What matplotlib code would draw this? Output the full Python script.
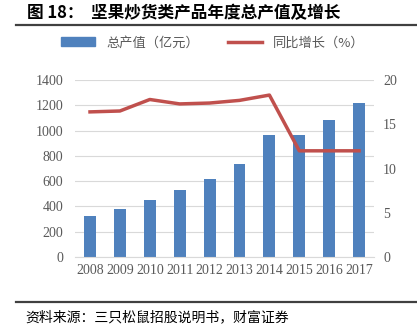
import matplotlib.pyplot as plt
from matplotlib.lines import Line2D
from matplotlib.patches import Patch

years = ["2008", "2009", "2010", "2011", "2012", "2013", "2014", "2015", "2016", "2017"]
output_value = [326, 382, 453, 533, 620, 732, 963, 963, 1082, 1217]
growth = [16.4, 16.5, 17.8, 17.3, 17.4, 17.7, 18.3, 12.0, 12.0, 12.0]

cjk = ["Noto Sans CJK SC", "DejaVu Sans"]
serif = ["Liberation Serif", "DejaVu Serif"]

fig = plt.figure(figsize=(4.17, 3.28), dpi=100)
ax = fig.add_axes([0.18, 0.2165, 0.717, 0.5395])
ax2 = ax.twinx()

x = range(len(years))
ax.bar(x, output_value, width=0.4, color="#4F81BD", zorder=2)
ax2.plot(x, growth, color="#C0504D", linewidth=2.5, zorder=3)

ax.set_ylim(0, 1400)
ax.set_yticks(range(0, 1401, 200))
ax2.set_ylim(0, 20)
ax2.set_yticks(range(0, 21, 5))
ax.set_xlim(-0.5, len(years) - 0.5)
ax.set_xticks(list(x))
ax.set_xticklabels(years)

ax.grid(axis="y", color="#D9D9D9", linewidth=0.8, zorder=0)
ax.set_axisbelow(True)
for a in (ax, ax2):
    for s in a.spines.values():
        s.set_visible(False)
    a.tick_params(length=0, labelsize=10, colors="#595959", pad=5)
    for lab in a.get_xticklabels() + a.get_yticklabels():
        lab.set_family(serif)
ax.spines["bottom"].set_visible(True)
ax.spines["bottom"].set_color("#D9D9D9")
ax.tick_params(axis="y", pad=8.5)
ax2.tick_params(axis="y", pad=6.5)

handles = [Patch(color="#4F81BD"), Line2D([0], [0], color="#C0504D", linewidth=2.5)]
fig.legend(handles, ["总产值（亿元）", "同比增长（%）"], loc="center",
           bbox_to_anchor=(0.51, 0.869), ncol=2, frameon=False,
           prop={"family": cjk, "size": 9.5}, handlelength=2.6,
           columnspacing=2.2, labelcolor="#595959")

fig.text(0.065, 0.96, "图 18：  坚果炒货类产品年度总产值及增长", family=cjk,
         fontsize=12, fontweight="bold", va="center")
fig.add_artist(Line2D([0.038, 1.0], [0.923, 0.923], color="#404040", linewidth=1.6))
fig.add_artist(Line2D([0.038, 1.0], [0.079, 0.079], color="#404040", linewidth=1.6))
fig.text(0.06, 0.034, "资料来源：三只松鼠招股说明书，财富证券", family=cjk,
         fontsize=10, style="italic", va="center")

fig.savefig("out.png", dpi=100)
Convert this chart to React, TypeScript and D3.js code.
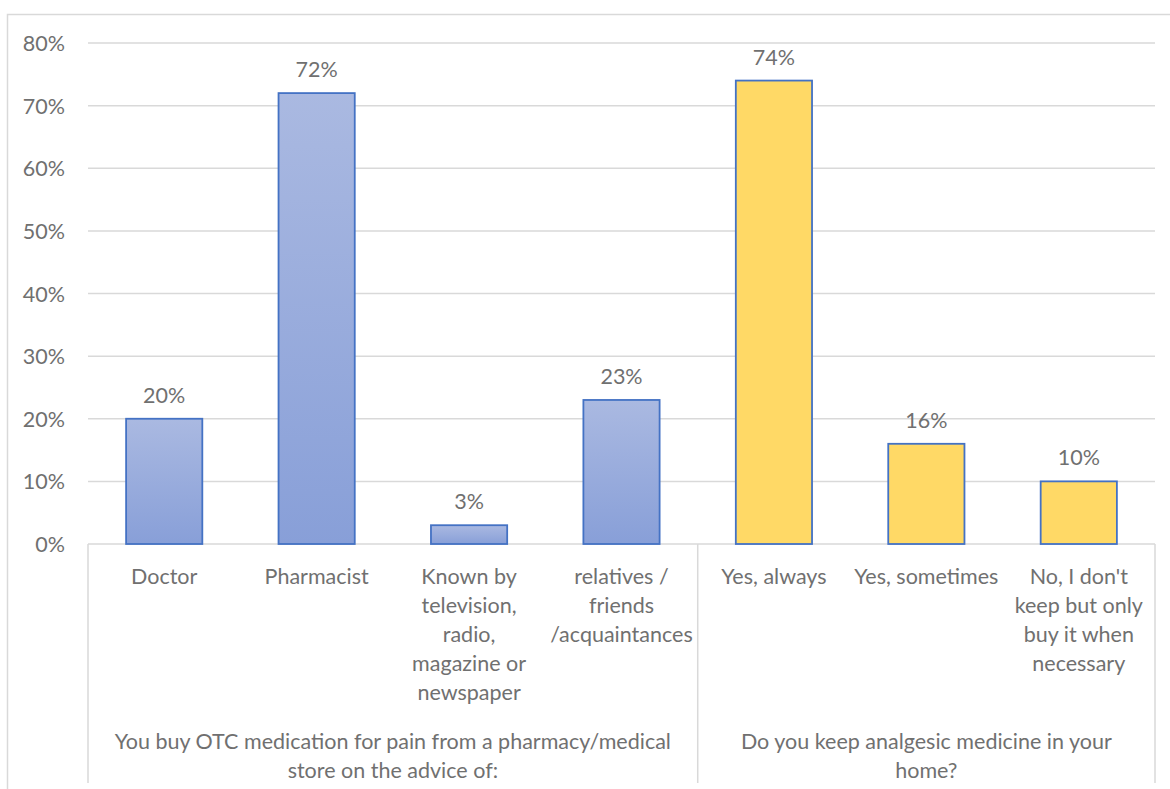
======
→ Work required: The lines from the start of the data through the line that contains "ax2 = ax.twinx()" are to be returned exactly, please, with both ends included and every picture left out.

→ Right answer:
What matplotlib code would draw this? Output the full Python script.
import matplotlib.pyplot as plt
from matplotlib.lines import Line2D
from matplotlib.patches import Patch

years = ["2008", "2009", "2010", "2011", "2012", "2013", "2014", "2015", "2016", "2017"]
output_value = [326, 382, 453, 533, 620, 732, 963, 963, 1082, 1217]
growth = [16.4, 16.5, 17.8, 17.3, 17.4, 17.7, 18.3, 12.0, 12.0, 12.0]

cjk = ["Noto Sans CJK SC", "DejaVu Sans"]
serif = ["Liberation Serif", "DejaVu Serif"]

fig = plt.figure(figsize=(4.17, 3.28), dpi=100)
ax = fig.add_axes([0.18, 0.2165, 0.717, 0.5395])
ax2 = ax.twinx()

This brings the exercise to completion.